University officials acknowledge that escalating rents could hurt their ability to recruit top-flight graduate students. But they note that village rents, which for some apartments have jumped as much as 44 percent over the last six years, are still 21 percent below market rates. 

They also argue the rent hikes played a crucial role in improving the quality of life at University Village, which is just over Berkeley’s northern border.  

Rent dollars are funding most of the $55 million reconstruction of the East Village — which replaced about 400 units of run-down housing three years ago. And tenants’ money, according to university officials, will help fund the replacement of roughly 560 units of old housing that still remain — many of them plagued by mold and heating problems. 

“Part of the challenge for us is making sure this housing is around in 20 years,” said Harry Le Grande, UC Berkeley assistant vice chancellor for residential and student service programs. 

Le Grande said the university will require 4 to 6 percent increases every year for the next 30 years to keep viable, livable units in place.  

Graduate student Peter Brownell, who lives in the old housing, acknowledged that replacing run-down units would significantly improve living conditions. But he said it’s not worth building new apartments if the university relies upon rent hikes to subsidize the project. 

Brownell, who serves on the board of the Village Residents Association, added that he has been angered by the university’s failure to show residents any documents demonstrating that their rent dollars are actually going toward replacement of old housing. 
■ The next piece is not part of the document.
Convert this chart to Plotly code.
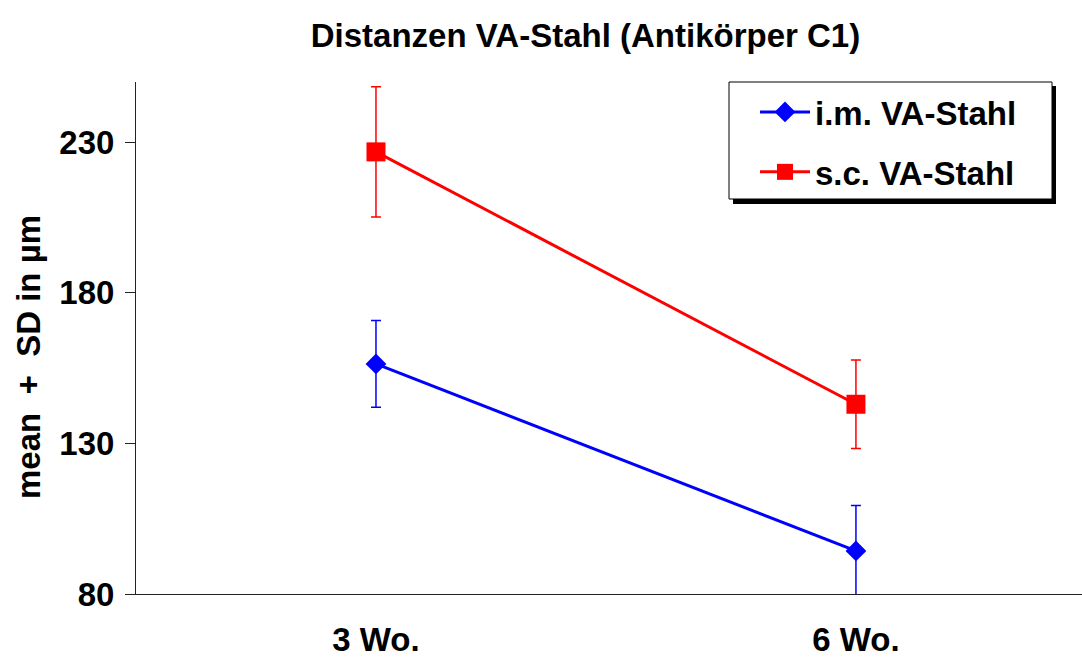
import plotly.graph_objects as go

categories = ["3 Wo.", "6 Wo."]
im_mean = [156.4, 94.3]
im_sd = [14.4, 15.1]
sc_mean = [226.8, 143.0]
sc_sd = [21.6, 14.7]
y_ticks = [80, 130, 180, 230]

FONT = "Liberation Sans, Arial, sans-serif"
FS = 33
W, H = 1082, 657
L, R, T, B = 136, 0, 82, 63

fig = go.Figure()
fig.add_trace(go.Scatter(
    x=categories, y=im_mean, name="i.m. VA-Stahl", mode="lines+markers",
    line=dict(color="#0000FF", width=3),
    marker=dict(symbol="diamond", size=16, color="#0000FF"),
    error_y=dict(type="data", array=im_sd, visible=True, color="#0000FF", thickness=1.5, width=5),
    legendgroup="a", cliponaxis=False,
))
fig.add_trace(go.Scatter(
    x=categories, y=sc_mean, name="s.c. VA-Stahl", mode="lines+markers",
    line=dict(color="#FF0000", width=3),
    marker=dict(symbol="square", size=19, color="#FF0000"),
    error_y=dict(type="data", array=sc_sd, visible=True, color="#FF0000", thickness=1.5, width=5),
    legendgroup="b", cliponaxis=False,
))

pw = W - L - R
ph = H - T - B
def px_x(p):
    return (p - L) / pw
def px_y(p):
    return 1 - (p - T) / ph

# legend shadow and frame
fig.add_shape(type="rect", xref="paper", yref="paper",
              x0=px_x(733), x1=px_x(1056), y0=px_y(204), y1=px_y(86),
              fillcolor="black", line=dict(width=0), layer="above")
fig.add_shape(type="rect", xref="paper", yref="paper",
              x0=px_x(729), x1=px_x(1052), y0=px_y(199), y1=px_y(82),
              fillcolor="white", line=dict(width=1, color="black"), layer="above")

fig.add_annotation(text="mean  +  SD in µm", textangle=-90, xref="paper", yref="paper",
                   x=px_x(28), y=px_y(357), xanchor="center", yanchor="middle",
                   showarrow=False, font=dict(family=FONT, size=FS, color="black", weight="bold"))

fig.update_layout(
    width=W, height=H,
    margin=dict(l=L, r=R, t=T, b=B, pad=0, autoexpand=False),
    paper_bgcolor="white", plot_bgcolor="white",
    title=dict(text="Distanzen VA-Stahl (Antikörper C1)", x=585.5 / W, xref="container", xanchor="center",
               y=1 - 35 / H, yref="container", yanchor="middle",
               font=dict(family=FONT, size=FS, color="black", weight="bold")),
    xaxis=dict(type="category", range=[-0.5, 1.471], showline=True, linecolor="#222222", linewidth=1,
               ticks="", showgrid=False, zeroline=False, ticklabelstandoff=16, automargin=False,
               tickfont=dict(family=FONT, size=FS, color="black", weight="bold")),
    yaxis=dict(range=[80, 250], tickvals=y_ticks, showline=True, linecolor="#222222", linewidth=1,
               ticks="outside", ticklen=10, tickcolor="#222222", showgrid=False, zeroline=False,
               ticklabelstandoff=4, automargin=False,
               tickfont=dict(family=FONT, size=FS, color="black", weight="bold")),
    showlegend=True,
    legend=dict(x=px_x(755), y=px_y(84), xanchor="left", yanchor="top", bgcolor="rgba(0,0,0,0)",
                borderwidth=0, tracegroupgap=14, itemwidth=50,
                font=dict(family=FONT, size=FS, color="black", weight="bold")),
)

fig.write_html("out.html", config={"displayModeBar": False},
               post_script="document.body.style.margin='0';document.body.style.overflow='hidden';")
“For a long time, as someone who lives in a unit that needs to be remodeled or replaced, I was very sympathetic” to talk of building new units, he said. “But when I looked at the budget and didn’t see a reserve, I was irate.” 

Assistant Chancellor Le Grande acknowledged that the university could provide residents with a clearer budget and said that officials are working on a pie chart which will show that roughly 25 percent of student rents go into the reserve. 

Although Le Grande said he has not spoken one on one with Bates or Hancock, he said he communicated with a member of Hancock’s staff and plans to “keep the information flow going.”